Now let’s get to the supply/demand story. HSBC estimates that only 0.14% of investable assets are precious metals whereas Sprott says 0.75%. Both are far cries from the 5% target of traditional portfolio theory. There may be a strong argument that the exchange traded funds, ETFs, such as SLV and GLD have sopped up excess demand among investors. There are still questions of whether physical inventories are in place to match the paper supply. Central banks are buyers after decades of selling. India, Korea, Mexico, Russian, and Vietnam were visibly active. (Rumors abound that big buyers are going straight to the miners, rendering the Comex increasingly irrelevant.) Chavez repatriated his gold to Venezuela, presumably to avoid rehypothecation.

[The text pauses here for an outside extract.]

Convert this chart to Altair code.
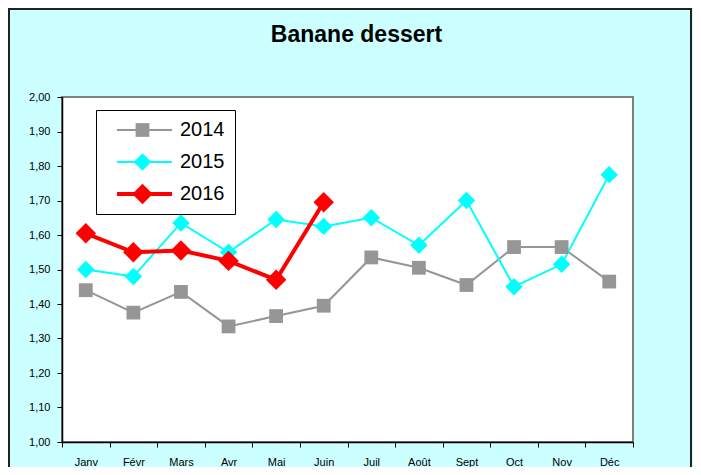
import altair as alt
import pandas as pd

mois = ["Janv", "Févr", "Mars", "Avr", "Mai", "Juin", "Juil", "Août", "Sept", "Oct", "Nov", "Déc"]
annees = ["2014", "2015", "2016"]
prix_2014 = [1.44, 1.375, 1.435, 1.335, 1.365, 1.395, 1.535, 1.505, 1.455, 1.565, 1.565, 1.465]
prix_2015 = [1.50, 1.48, 1.635, 1.55, 1.645, 1.625, 1.65, 1.57, 1.70, 1.45, 1.515, 1.775]
prix_2016 = [1.605, 1.55, 1.555, 1.525, 1.47, 1.695]
graduations_y = [1.00, 1.10, 1.20, 1.30, 1.40, 1.50, 1.60, 1.70, 1.80, 1.90, 2.00]
couleurs = ["#969696", "#00FFFF", "#FF0000"]
formes = ["square", "diamond", "diamond"]
tailles = [190, 420, 470]
epaisseurs = [2, 2, 4]

rows = []
for annee, valeurs in zip(annees, [prix_2014, prix_2015, prix_2016]):
    for i, (m, v) in enumerate(zip(mois, valeurs)):
        rows.append({"mois": m, "rang": i, "annee": annee, "prix": v})
df = pd.DataFrame(rows)

FONT = "Liberation Sans"

x_enc = alt.X(
    "mois:N", sort=mois,
    scale=alt.Scale(type="band", paddingInner=0, paddingOuter=0),
    axis=alt.Axis(title=None, labelAngle=0, tickBand="extent", tickSize=5, labelPadding=9,
                  labelFontSize=11, labelFont=FONT, labelColor="black", domainColor="black",
                  tickColor="black", domainWidth=1.5, grid=False),
)
y_enc = alt.Y(
    "prix:Q",
    scale=alt.Scale(domain=[1, 2], nice=False, zero=False),
    axis=alt.Axis(title=None, values=graduations_y,
                  labelExpr="replace(format(datum.value, '.2f'), '.', ',')",
                  tickSize=5, labelPadding=7, labelFontSize=11, labelFont=FONT,
                  labelColor="black", domainColor="black", tickColor="black",
                  domainWidth=1.5, grid=False),
)

legA = alt.Legend(title=None, orient="none", legendX=34, legendY=13, fillColor="white",
                  strokeColor="black", padding=10, symbolType="stroke", symbolSize=3025,
                  symbolOffset=9, labelOffset=6, labelFontSize=20, labelFont=FONT,
                  labelColor="black", rowPadding=12, clipHeight=20, zindex=1)
legB = alt.Legend(title=None, orient="none", legendX=60, legendY=13, padding=10,
                  labelOffset=6, labelFontSize=20, labelFont=FONT, labelExpr="''",
                  rowPadding=12, clipHeight=20, symbolStrokeWidth=0, zindex=2)

border = alt.Chart(pd.DataFrame({"c": [0]})).mark_rect(
    filled=False, stroke="#222222", strokeWidth=2
).encode(x=alt.value(-53), x2=alt.value(629), y=alt.value(-88), y2=alt.value(380))

lines = alt.Chart(df).mark_line().encode(
    x=x_enc, y=y_enc, order=alt.Order("rang:Q"),
    stroke=alt.Stroke("annee:N", scale=alt.Scale(domain=annees, range=couleurs), legend=legA),
    strokeWidth=alt.StrokeWidth("annee:N", scale=alt.Scale(type="ordinal", domain=annees, range=epaisseurs), legend=legA),
)

points = alt.Chart(df).transform_calculate(serie="datum.annee").mark_point(
    filled=True, opacity=1
).encode(
    x=x_enc, y=y_enc,
    fill=alt.Fill("serie:N", scale=alt.Scale(range=couleurs), legend=legB),
    shape=alt.Shape("serie:N", scale=alt.Scale(range=formes), legend=legB),
    size=alt.Size("serie:N", scale=alt.Scale(range=tailles), legend=legB),
)

chart = alt.layer(border, lines, points).properties(
    width=571, height=345,
    padding={"left": 54, "top": 89, "right": 60, "bottom": 25},
    autosize=alt.AutoSizeParams(type="none"),
    title=alt.TitleParams("Banane dessert", fontSize=23, fontWeight="bold", font=FONT,
                          color="black", anchor="middle", frame="group", dx=9, offset=-39),
).configure(background="#CCFFFF").configure_view(stroke="#808080", strokeWidth=2, fill="white")

chart.save("out.html", embed_options={"renderer": "svg", "actions": False})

The entire MF Global debacle has forced investors to re-think physical delivery and the lack of safety in “paper metals”. The bottom line is that investors looking for a safe haven in the metals should take physical delivery.
Silver is an interesting metal because it serves as real money and also offers industrial applications. Silver gets used up. It is necessary to mine new silver to replace the silver used by industry. Silver is used almost everywhere: electronics, appliances, batteries, medical equipment, solar mirrors, solar cells, water purification, bio-cides and food treatments, photography (yes there are still pictures), and even polyester production. If the economy picks up this year, there will be increased demand for silver. If the economy falters (or if Europe implodes) there will be efforts to pump up the economy and silver should benefit from safe haven status.
More silver is used than is mined. The CPM group says that annual industrial demand (approximately 900 million ounces) exceeds mine supply by 200 million ounces. That gap was filled by the sale of government stockpiles and scrap recycling. The stockpiles are running out. Recycling is almost non-existent. That means there is basically nothing left. It’s estimated that there has been about 40 to 50 billion ounces of silver mined in the history of the world, and about 25 billion ounces are still floating about in some or other accessible form, including jewelry, silverware, and myriad industrial applications.